- Release poster
- Directed by: Eric Laplante; Susie Moon;
- Written by: Eric Laplante; Susie Moon;
- Produced by: Erik Mygrant; Hunter Schlesinger;
- Starring: Alex E. Harris; Thomas Jay Ryan; Constance Shulman; Jenn Lyon;
- Cinematography: Eric Laplante
- Edited by: Eric Laplante
- Music by: Thomas Hughes; Gretchen Lohse;
- Production company: Schohy Productions
- Distributed by: Freestyle Releasing
- Release dates: January 20, 2024 (Slamdance); September 27, 2024 (Quad Cinema); October 25, 2024 (Video on demand);
- Running time: 94 minutes
- Country: United States
- Language: English

= Darla in Space =

2024 film by Eric Laplante and Susie Moon

Darla in Space is a 2024 American independent science fiction comedy film directed and written by Eric Laplante and Susie Moon in their feature directorial debut . The film stars Alex E. Harris as Darla Peterson who runs a business which makes custom caskets for cats. Thomas Jay Ryan, Constance Shulman, and Jenn Lyon also stars in supporting roles.

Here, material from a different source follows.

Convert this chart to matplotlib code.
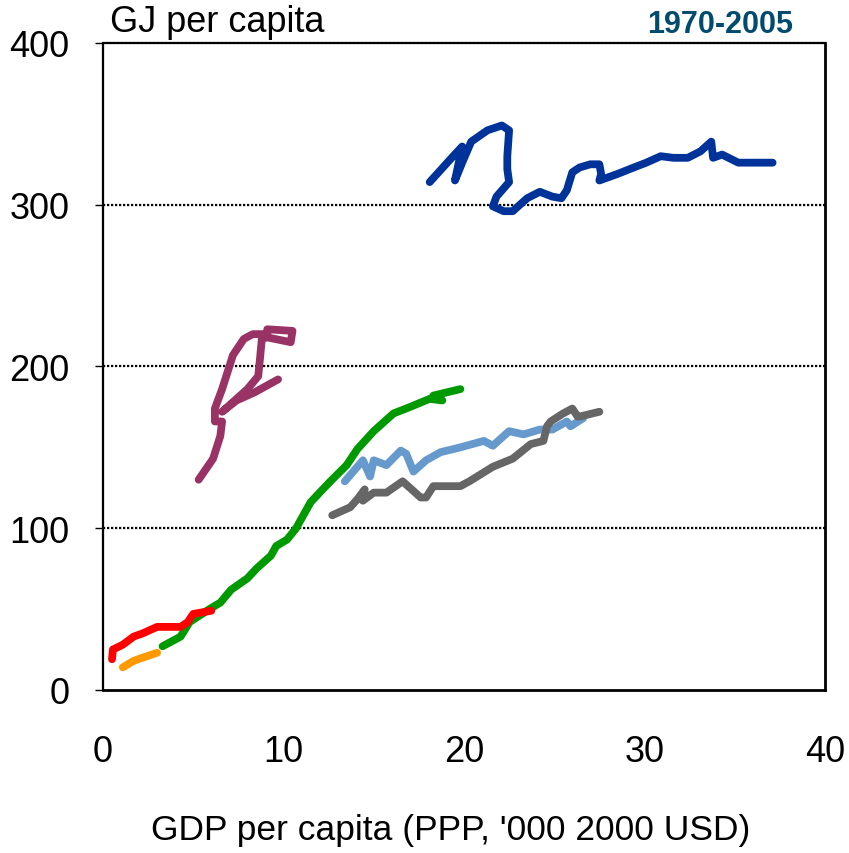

The film premiered at the 2024 Slamdance Film Festival on January 20, 2024. It is scheduled to have a limited theatrical release at the Quad Cinema on September 27, 2024, before releasing on video on demand platforms on October 25, 2024.

==Cast==
- Alex E. Harris as Darla Peterson
- Thomas Jay Ryan as Arnot Pickens
- Constance Shulman as Leona Peterson
- Jenn Lyon as Dr. Brittney St. Clair
- Woody Fu as Stuart 'Stu' Fu
- Rasheda Crockett as Charity Legitimate

==Release==
The film premiered at the 2024 Slamdance Film Festival on January 20, 2024, and completed in a Narrative Feature category. It later screened at the Indianapolis International Film Festival in April 2024. Freestyle Digital Media acquired the North American distribution rights. It is set to have a limited theatrical release at the Quad Cinema in New York City on September 27, 2024, before its debut on North American video on demand platforms and DVD on October 25, 2024.

==Reception==

Film critic Trevor Stucker from The Movie State gave it a positive review writing: "Alex E. Parris is a compelling lead with a distinguishably demanding personality and a committed performance, but it is Constance Shulman who stole the show for me. Her experience as an actress is clear as the stubbornness of her character reaches beyond the screen. I was simultaneously annoyed with her character and impressed by her performance." Norman Gidney from the HorrorBuzz gave in 6 out of 10 stars and also noted Shulman's performance as mother and Laplante and Moon for creative ideas.